Wallow in your foodieness

A friend gave us a gift subscription to The Art of Eating, last year, and I'm about to renew the subscription for myself. This is only a quarterly publication, and it isn't very big (48 pages or so, with no ads) -- but it's always an enjoyable read.

Part of what makes this newsletter successful is that the articles are long, involved, personal essays. These aren't short-and-sweet little 1,500-word articles that tell you the least you need to know about cheese, and slap in a minimalist recipe. Instead, the current issue has 16 pages about Greyère de Comtè, which covers everything from a travelogue of the region of France, to interviews with the farmers who raise the cows who generate the milk that becomes the cheese. You get the history of cheesemaking in the region, the reasons the cheese is so distinctive, a 1927 recipe for fondue, photos of the cheese aging in the caves. In other words, you get to wallow in cheesemaking from the comfort of your easy chair -- which is heaven for most of us foodies. (Our less enthusiastic relatives, the ones who cook Hamburger Helper on a regular basis, would be bored to tears. But they wouldn't be reading this review, would they?)

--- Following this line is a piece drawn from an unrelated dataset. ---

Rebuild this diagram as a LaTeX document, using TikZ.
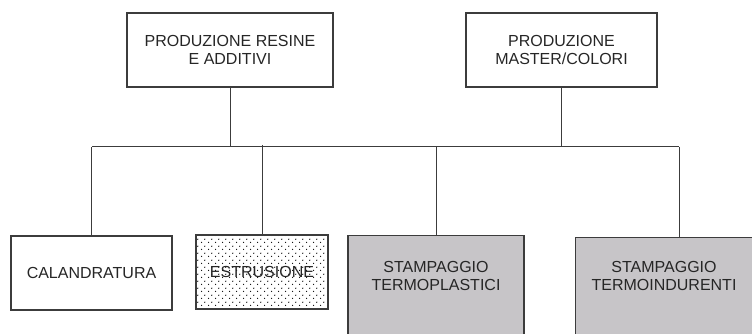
\documentclass[tikz,border=0pt]{standalone}
\usepackage{fontspec}
\setmainfont{Liberation Sans}
\usepackage{xcolor}
\usepackage{tikz}
\usetikzlibrary{patterns, positioning}

\definecolor{linegray}{RGB}{60,60,60}
\definecolor{boxgray}{RGB}{199,197,200}

\pgfdeclarepatternformonly{sparse dots}{\pgfpointorigin}{\pgfqpoint{5pt}{5pt}}{\pgfqpoint{5pt}{5pt}}{
  \pgfpathcircle{\pgfqpoint{1.25pt}{1.25pt}}{0.5pt}
  \pgfpathcircle{\pgfqpoint{3.75pt}{3.75pt}}{0.5pt}
  \pgfusepath{fill}
}

\begin{document}
\begin{tikzpicture}[
            x=0.75pt, y=-0.75pt,
            every node/.style={font=\fontsize{12}{13.5}\selectfont, text=black!85, align=center},
            box/.style={rectangle, draw=linegray, line width=0.8pt, inner sep=0pt},
            plainbox/.style={box, fill=white},
            dotbox/.style={box, pattern=sparse dots, pattern color=black},
            graybox/.style={box, fill=boxgray, anchor=north},
            link/.style={draw=linegray, line width=0.75pt}
        ]
            \clip (0,0) rectangle (752,334);
            \useasboundingbox (0,0) rectangle (752,334);

            \node[plainbox, minimum width=154.5pt, minimum height=55.5pt] (resine) at (230,50) {PRODUZIONE RESINE\\E ADDITIVI};
            \node[plainbox, minimum width=143.25pt, minimum height=55.5pt] (master) at (561.5,50) {PRODUZIONE\\MASTER/COLORI};

            \node[plainbox, minimum width=120.75pt, minimum height=55.5pt] (cal) at (91.5,273) {CALANDRATURA};
            \node[dotbox, minimum width=99pt, minimum height=55.5pt] (estr) at (262,272) {ESTRUSIONE};
            \node[graybox, minimum width=132pt, minimum height=90pt] (termopl) at (436,235) {};
            \node[graybox, minimum width=146pt, minimum height=90pt, anchor=north west] (termoind) at (575,237) {};
            \node (termopltext) at (436,276) {STAMPAGGIO\\TERMOPLASTICI};
            \node (termoindtext) at (664,276) {STAMPAGGIO\\TERMOINDURENTI};

            \coordinate (busL) at (92,147);
            \coordinate (busR) at (679,147);

            \path[link] (busL) -- (busR);
            \path[link] (resine.south) -- (resine.south |- busL);
            \path[link] (master.south) -- (master.south |- busL);
            \path[link] (cal.north |- busL) -- (cal.north);
            \path[link] ([yshift=1.5pt]estr.north |- busL) -- (estr.north);
            \path[link] (termopl.north |- busL) -- (termopl.north);
            \path[link] (busR) -- (busR |- termoind.north);
        \end{tikzpicture}
\end{document}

What ELSE is here? Amazon doesn't say, so I'll give you an idea based on the rest of the Winter 2005 issue. In addition to the cheese feature, there's "Achingly Ripe: Tropical Fruit in Homestead, Florida;" "A Higher Authority? Science and the Pursuit of a Perfect Hard-Cooked Egg;" "Italy's Local Markets;" "Notes and Resources: Dried Corn;" and book reviews of recent cookbooks.

You don't have to be an avid cook to enjoy these articles (or The Art of Eating in general); you'd probably like the newsletter even if you're "merely" a fan of great restaurants and the sort of traveler who plans vacations based on the food you're likely to consume on the trip.

The photography is always excellent, though most of it is in black-and-white. The writing is uniformly engaging and lyrical, which makes you WANT to read 16 pages about a single topic. That is, unless you are disinterested in that particular subject; in those cases, half the issue is rather wasted. That did occur to me once, this year, so I won't say the entire publication is perfect. It is, however, a tradeoff I'm willing to make for the completeness of the coverage.